Essen. Der Büchner-Preis geht 2020 an Elke Erb (82). Die Juroren nennen die Lyrikerin mit deutsch-deutscher Geschichte eine „unverdrossene Aufklärerin“.
Auf einen fast noch jungen Dramatiker und Romancier wie Lukas Bärfuss aus der Schweiz folgt eine in Ehren ergraute Dichterin von Format, deren Wurzeln und und zum Teil auch Blüten in einem versunkenen Land namens DDR liegen. Auch von solchen Erwägungen lassen sich Literaturpreis-Jurys leiten, selbst wenn es um den wichtigsten im Lande geht, den Büchnerpreis und 50.000 Euro.
Aber das kann die Treffsicherheit der diesjährigen Jury nicht schmälern, die mit der 82-jährigen Elke Erb eine überaus würdige, verdiente Preisträgerin ausgewählt hat.
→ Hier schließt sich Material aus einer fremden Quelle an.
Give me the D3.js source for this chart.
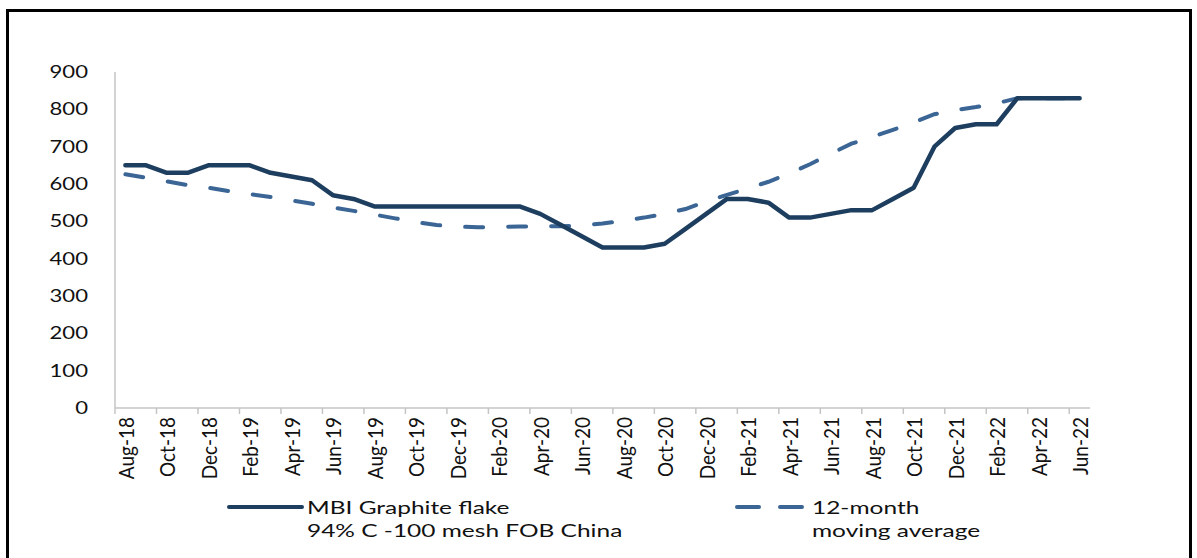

Und eine sperrige dazu: „Ich habe den Verhältnissen gekündigt, / sie waren falsch“, heißt es in dem Bändchen „Das Hündle kam weiter auf drein“ (2013) – das gilt für das Leben der in einem Eifeldorf geborenen Autorin mehr als einmal.
Teil der Lyrik-Welle in der DDR
Der Vater, der marxistische Literarhistoriker Ewald Erb, holte die Familie 1949 nach Halle/Saale in der DDR. Nach einem Studium der Germanistik, Slawistik und Pädagogik arbeitete Elke Erb bis 1965 als Lektorin beim Mitteldeutschen Verlag. Ihre Entscheidung, fortan als Schriftstellerin und Übersetzerin vorwiegend aus dem Russischen freiberuflich zu arbeiten, war selbst im „Literaturland“ DDR nicht ohne Risiko für eine, die sich zur Linientreue nicht verbiegen lässt. Erb ist Teil der Lyrik-Welle, zu der auch Sarah Kirsch, Wolf Biermann oder Volker Braun gehören. Ein Jahrzehnt lang ist sie mit dem Lyriker Adolf Endler verheiratet, und sie beide gehören zu den unabhängig Schreibenden, unangepassten Autoren der DDR. In den 80er-Jahren wird Elke Erb eine Art Mittelpunkt der Lyriker-Szene, die später mit der Chiffre „Prenzlauer-Berg-Connection“ bezeichnet werden wird. Die Nähe zur Friedensbewegung, Proteste gegen Dissidenten-Schikanen bringen ihr eine Stasi-Überwachung ein.
Freiheit und Wendigkeit der Gedanken in der Sprache
Ihre Unabhängigkeit im Denken und Schreiben aber wahrt sie auch nach der Wende von ‘89. Ihr gelinge es „wie keiner anderen, die Freiheit und Wendigkeit der Gedanken in der Sprache zu verwirklichen, indem sie sie herausfordert, auslockert, präzisiert, ja korrigiert. Für die unverdrossene Aufklärerin ist Poesie eine politische und höchstlebendige Erkenntnisform“, lobt die Deutsche Akademie für Sprache und Dichtung, die den Büchnerpreis organisiert. Seine Verleihung ist für den 31. Oktober in Darmstadt geplant. „Wir hoffen, dass sie dann dabei sein wird“, sagte Akademie-Präsident Ernst Osterkamp.